Directive → Your task is to copy the listing exactly, with the pictures left out.

☆ ☆ ☆ ☆

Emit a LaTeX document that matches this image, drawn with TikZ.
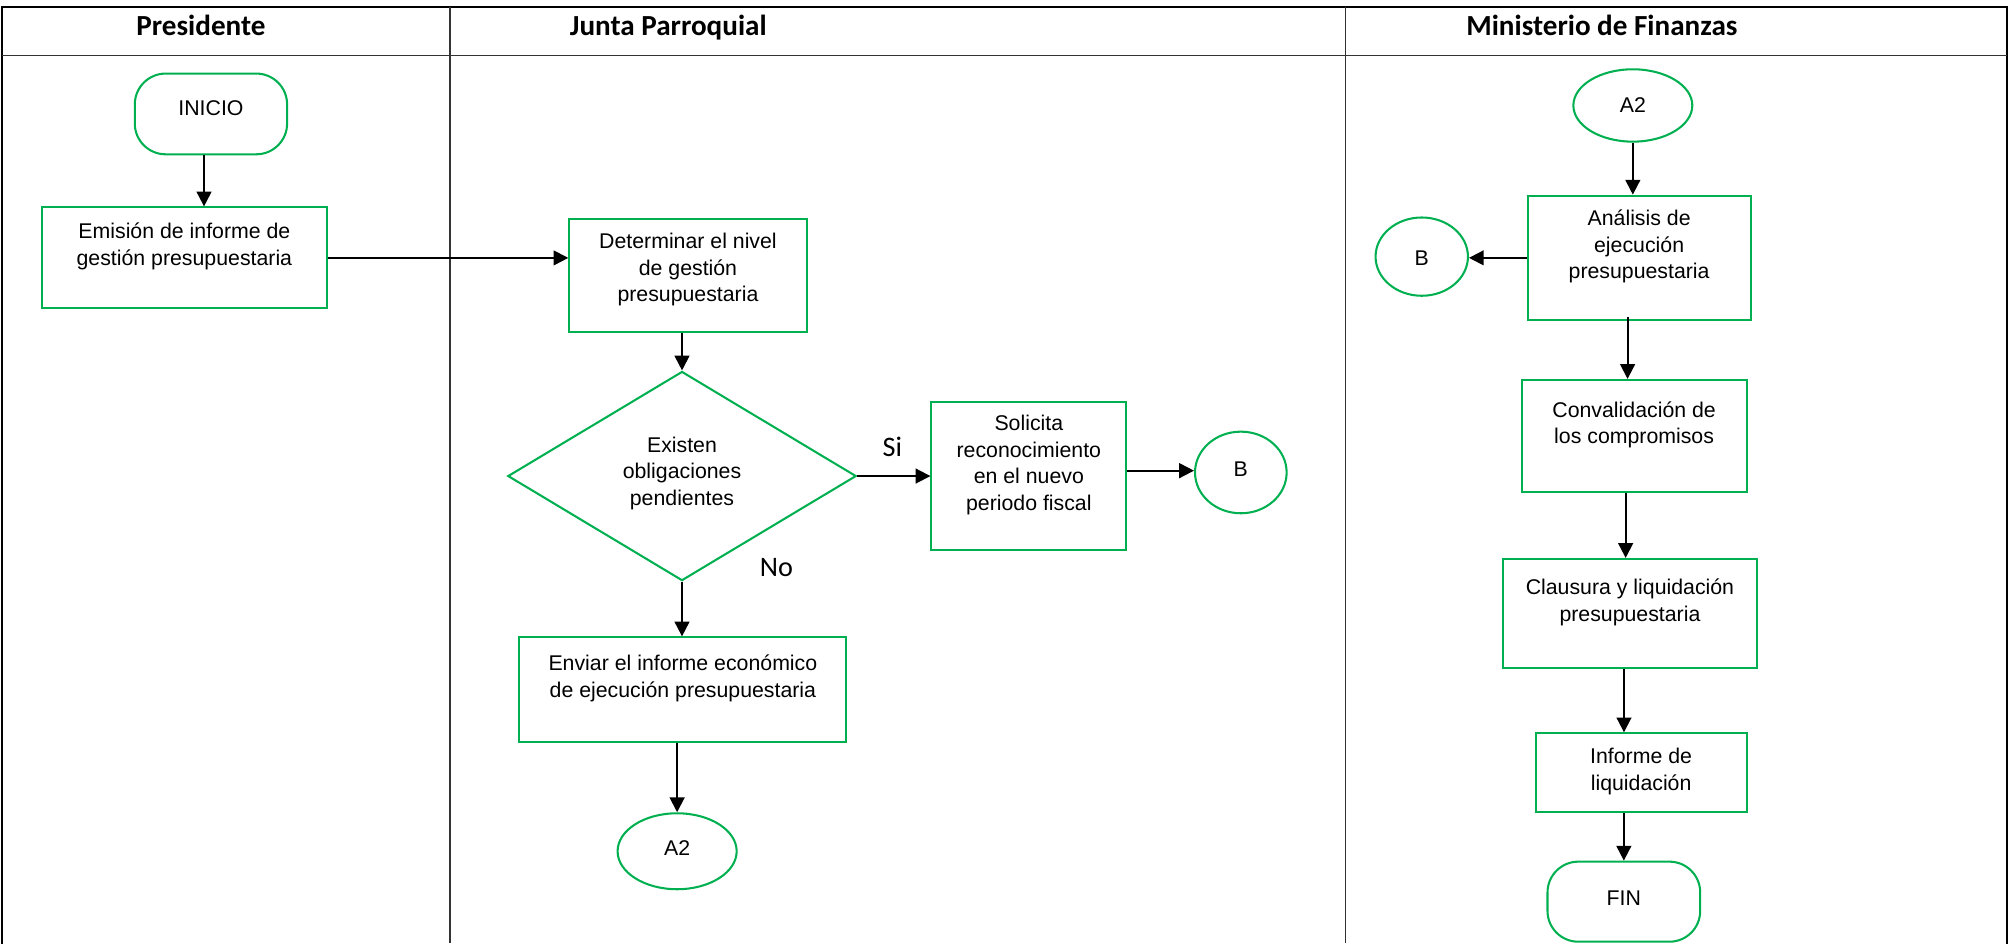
\documentclass[tikz,border=0pt]{standalone}
\usepackage{fontspec}
\setmainfont{Liberation Sans}
\newfontfamily\hdrfont{Carlito}
\usetikzlibrary{shapes.geometric,arrows.meta}
\definecolor{flowgreen}{RGB}{0,176,80}
\begin{document}
\begin{tikzpicture}[x=1pt,y=-1pt,
  frame/.style={line width=1.7pt,black,line cap=rect},
  thinline/.style={line width=1pt,black!80},
  gbox/.style={draw=flowgreen,line width=1.6pt,rectangle,inner sep=0pt},
  term/.style={gbox,rounded corners=24pt},
  oval/.style={draw=flowgreen,line width=1.6pt,ellipse,inner sep=0pt},
  dec/.style={draw=flowgreen,line width=1.6pt,diamond,inner sep=0pt},
  txt/.style={font=\fontsize{16.6}{20.8}\selectfont,align=center,inner sep=0pt},
  hdr/.style={font=\hdrfont\bfseries\fontsize{22.7}{26}\selectfont,inner sep=0pt,anchor=base},
  lbl/.style={font=\hdrfont\fontsize{22}{26}\selectfont,inner sep=0pt},
  arr/.style={line width=1.5pt,-{Triangle[length=11.5pt,width=11.5pt]}}
]
\useasboundingbox (0,0) rectangle (1568,735);

% lanes
\draw[frame] (1.4,735) -- (1.4,5.2) -- (1563.8,5.2) -- (1563.8,735);
\draw[thinline] (1.4,43.4) -- (1563.8,43.4);
\draw[thinline] (350.7,5.2) -- (350.7,735);
\draw[thinline] (1048.7,5.2) -- (1048.7,735);

\node[hdr] (hpres) at (156.6,28) {Presidente};
\node[hdr] (hjunta) at (520.8,28) {Junta Parroquial};
\node[hdr] (hmin) at (1248.4,27.3) {Ministerio de Finanzas};

% Presidente
\node[term,minimum width=118.7pt,minimum height=62.9pt] (inicio) at (164.4,88.8) {};
\node[txt] (inicioT) at (164.4,84.4) {INICIO};
\node[gbox,minimum width=222pt,minimum height=78.7pt] (emision) at (143.7,201) {};
\node[txt] (emisionT) at (143.7,192.2) {Emisión de informe de\\gestión presupuestaria};

% Junta Parroquial
\node[gbox,minimum width=184.9pt,minimum height=88.1pt] (determinar) at (536.15,214.95) {};
\node[txt] (determinarT) at (536.15,210.2) {Determinar el nivel\\de gestión\\presupuestaria};
\node[dec,minimum width=271.5pt,minimum height=163pt] (decision) at (531.5,371) {};
\node[txt] (decisionT) at (531.5,368.8) {Existen\\obligaciones\\pendientes};
\node[gbox,minimum width=151.8pt,minimum height=115.6pt] (solicita) at (801.8,370.8) {};
\node[txt] (solicitaT) at (801.8,362.3) {Solicita\\reconocimiento\\en el nuevo\\periodo fiscal};
\node[oval,minimum width=71.4pt,minimum height=63.6pt] (bone) at (967,368.2) {};
\node[txt] (boneT) at (967,365.5) {B};
\node[gbox,minimum width=254.8pt,minimum height=81.3pt] (enviar) at (532.2,537.4) {};
\node[txt] (enviarT) at (532.2,528.6) {Enviar el informe económico\\de ejecución presupuestaria};
\node[oval,minimum width=92.8pt,minimum height=59.2pt] (atwo) at (527.7,663.4) {};
\node[txt] (atwoT) at (527.7,661) {A2};
\node[lbl] (si) at (695.5,348.5) {Si};
\node[lbl] (no) at (605,442) {No};

% Ministerio de Finanzas
\node[oval,minimum width=92.7pt,minimum height=56.4pt] (atwob) at (1272.5,82.2) {};
\node[txt] (atwobT) at (1272.5,81.8) {A2};
\node[gbox,minimum width=173.8pt,minimum height=96.9pt] (analisis) at (1277.4,200.95) {};
\node[txt] (analisisT) at (1277.4,192.2) {Análisis de\\ejecución\\presupuestaria};
\node[oval,minimum width=72pt,minimum height=61pt] (btwo) at (1108,200) {};
\node[txt] (btwoT) at (1108,201.5) {B};
\node[gbox,minimum width=175.4pt,minimum height=87.6pt] (conval) at (1273.5,339.9) {};
\node[txt] (convalT) at (1273.5,331.2) {Convalidación de\\los compromisos};
\node[gbox,minimum width=197.5pt,minimum height=84.7pt] (clausura) at (1270.25,477.95) {};
\node[txt] (clausuraT) at (1270.25,469.7) {Clausura y liquidación\\presupuestaria};
\node[gbox,minimum width=164.5pt,minimum height=61.5pt] (informe) at (1278.95,602.25) {};
\node[txt] (informeT) at (1278.95,601) {Informe de\\liquidación};
\node[term,minimum width=119pt,minimum height=62.4pt] (fin) at (1265.5,702.7) {};
\node[txt] (finT) at (1265.5,700) {FIN};

% connectors
\draw[arr] ([xshift=-5.4pt]inicio.south) -- ([xshift=-5.4pt]inicio.south |- emision.north);
\draw[arr] (emision.east) -- (emision.east -| determinar.west);
\draw[arr] (decision.north |- determinar.south) -- (decision.north);
\draw[arr] (decision.east) -- (decision.east -| solicita.west);
\draw[arr] ([yshift=4pt]solicita.east) -- ([yshift=4pt]solicita.east -| bone.west);
\draw[arr] (decision.south) -- (decision.south |- enviar.north);
\draw[arr] (enviar.south -| atwo.north) -- (atwo.north);
\draw[arr] (atwob.south) -- (atwob.south |- analisis.north);
\draw[arr] (analisis.west) -- (analisis.west -| btwo.east);
\draw[arr] ([xshift=-9pt,yshift=3pt]analisis.south) -- ([xshift=-9pt]analisis.south |- conval.north);
\draw[arr] ([xshift=-6.6pt]conval.south) -- ([xshift=-6.6pt]conval.south |- clausura.north);
\draw[arr] ([xshift=-4.65pt]clausura.south) -- ([xshift=-4.65pt]clausura.south |- informe.north);
\draw[arr] (fin.north |- informe.south) -- (fin.north);
\end{tikzpicture}
\end{document}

☆ ☆ ☆ ☆

Answer →
Emit a LaTeX document that matches this image, drawn with TikZ.
\documentclass[tikz,border=0pt]{standalone}
\usepackage{fontspec}
\setmainfont{Liberation Sans}
\newfontfamily\hdrfont{Carlito}
\usetikzlibrary{shapes.geometric,arrows.meta}
\definecolor{flowgreen}{RGB}{0,176,80}
\begin{document}
\begin{tikzpicture}[x=1pt,y=-1pt,
  frame/.style={line width=1.7pt,black,line cap=rect},
  thinline/.style={line width=1pt,black!80},
  gbox/.style={draw=flowgreen,line width=1.6pt,rectangle,inner sep=0pt},
  term/.style={gbox,rounded corners=24pt},
  oval/.style={draw=flowgreen,line width=1.6pt,ellipse,inner sep=0pt},
  dec/.style={draw=flowgreen,line width=1.6pt,diamond,inner sep=0pt},
  txt/.style={font=\fontsize{16.6}{20.8}\selectfont,align=center,inner sep=0pt},
  hdr/.style={font=\hdrfont\bfseries\fontsize{22.7}{26}\selectfont,inner sep=0pt,anchor=base},
  lbl/.style={font=\hdrfont\fontsize{22}{26}\selectfont,inner sep=0pt},
  arr/.style={line width=1.5pt,-{Triangle[length=11.5pt,width=11.5pt]}}
]
\useasboundingbox (0,0) rectangle (1568,735);

% lanes
\draw[frame] (1.4,735) -- (1.4,5.2) -- (1563.8,5.2) -- (1563.8,735);
\draw[thinline] (1.4,43.4) -- (1563.8,43.4);
\draw[thinline] (350.7,5.2) -- (350.7,735);
\draw[thinline] (1048.7,5.2) -- (1048.7,735);

\node[hdr] (hpres) at (156.6,28) {Presidente};
\node[hdr] (hjunta) at (520.8,28) {Junta Parroquial};
\node[hdr] (hmin) at (1248.4,27.3) {Ministerio de Finanzas};

% Presidente
\node[term,minimum width=118.7pt,minimum height=62.9pt] (inicio) at (164.4,88.8) {};
\node[txt] (inicioT) at (164.4,84.4) {INICIO};
\node[gbox,minimum width=222pt,minimum height=78.7pt] (emision) at (143.7,201) {};
\node[txt] (emisionT) at (143.7,192.2) {Emisión de informe de\\gestión presupuestaria};

% Junta Parroquial
\node[gbox,minimum width=184.9pt,minimum height=88.1pt] (determinar) at (536.15,214.95) {};
\node[txt] (determinarT) at (536.15,210.2) {Determinar el nivel\\de gestión\\presupuestaria};
\node[dec,minimum width=271.5pt,minimum height=163pt] (decision) at (531.5,371) {};
\node[txt] (decisionT) at (531.5,368.8) {Existen\\obligaciones\\pendientes};
\node[gbox,minimum width=151.8pt,minimum height=115.6pt] (solicita) at (801.8,370.8) {};
\node[txt] (solicitaT) at (801.8,362.3) {Solicita\\reconocimiento\\en el nuevo\\periodo fiscal};
\node[oval,minimum width=71.4pt,minimum height=63.6pt] (bone) at (967,368.2) {};
\node[txt] (boneT) at (967,365.5) {B};
\node[gbox,minimum width=254.8pt,minimum height=81.3pt] (enviar) at (532.2,537.4) {};
\node[txt] (enviarT) at (532.2,528.6) {Enviar el informe económico\\de ejecución presupuestaria};
\node[oval,minimum width=92.8pt,minimum height=59.2pt] (atwo) at (527.7,663.4) {};
\node[txt] (atwoT) at (527.7,661) {A2};
\node[lbl] (si) at (695.5,348.5) {Si};
\node[lbl] (no) at (605,442) {No};

% Ministerio de Finanzas
\node[oval,minimum width=92.7pt,minimum height=56.4pt] (atwob) at (1272.5,82.2) {};
\node[txt] (atwobT) at (1272.5,81.8) {A2};
\node[gbox,minimum width=173.8pt,minimum height=96.9pt] (analisis) at (1277.4,200.95) {};
\node[txt] (analisisT) at (1277.4,192.2) {Análisis de\\ejecución\\presupuestaria};
\node[oval,minimum width=72pt,minimum height=61pt] (btwo) at (1108,200) {};
\node[txt] (btwoT) at (1108,201.5) {B};
\node[gbox,minimum width=175.4pt,minimum height=87.6pt] (conval) at (1273.5,339.9) {};
\node[txt] (convalT) at (1273.5,331.2) {Convalidación de\\los compromisos};
\node[gbox,minimum width=197.5pt,minimum height=84.7pt] (clausura) at (1270.25,477.95) {};
\node[txt] (clausuraT) at (1270.25,469.7) {Clausura y liquidación\\presupuestaria};
\node[gbox,minimum width=164.5pt,minimum height=61.5pt] (informe) at (1278.95,602.25) {};
\node[txt] (informeT) at (1278.95,601) {Informe de\\liquidación};
\node[term,minimum width=119pt,minimum height=62.4pt] (fin) at (1265.5,702.7) {};
\node[txt] (finT) at (1265.5,700) {FIN};

% connectors
\draw[arr] ([xshift=-5.4pt]inicio.south) -- ([xshift=-5.4pt]inicio.south |- emision.north);
\draw[arr] (emision.east) -- (emision.east -| determinar.west);
\draw[arr] (decision.north |- determinar.south) -- (decision.north);
\draw[arr] (decision.east) -- (decision.east -| solicita.west);
\draw[arr] ([yshift=4pt]solicita.east) -- ([yshift=4pt]solicita.east -| bone.west);
\draw[arr] (decision.south) -- (decision.south |- enviar.north);
\draw[arr] (enviar.south -| atwo.north) -- (atwo.north);
\draw[arr] (atwob.south) -- (atwob.south |- analisis.north);
\draw[arr] (analisis.west) -- (analisis.west -| btwo.east);
\draw[arr] ([xshift=-9pt,yshift=3pt]analisis.south) -- ([xshift=-9pt]analisis.south |- conval.north);
\draw[arr] ([xshift=-6.6pt]conval.south) -- ([xshift=-6.6pt]conval.south |- clausura.north);
\draw[arr] ([xshift=-4.65pt]clausura.south) -- ([xshift=-4.65pt]clausura.south |- informe.north);
\draw[arr] (fin.north |- informe.south) -- (fin.north);
\end{tikzpicture}
\end{document}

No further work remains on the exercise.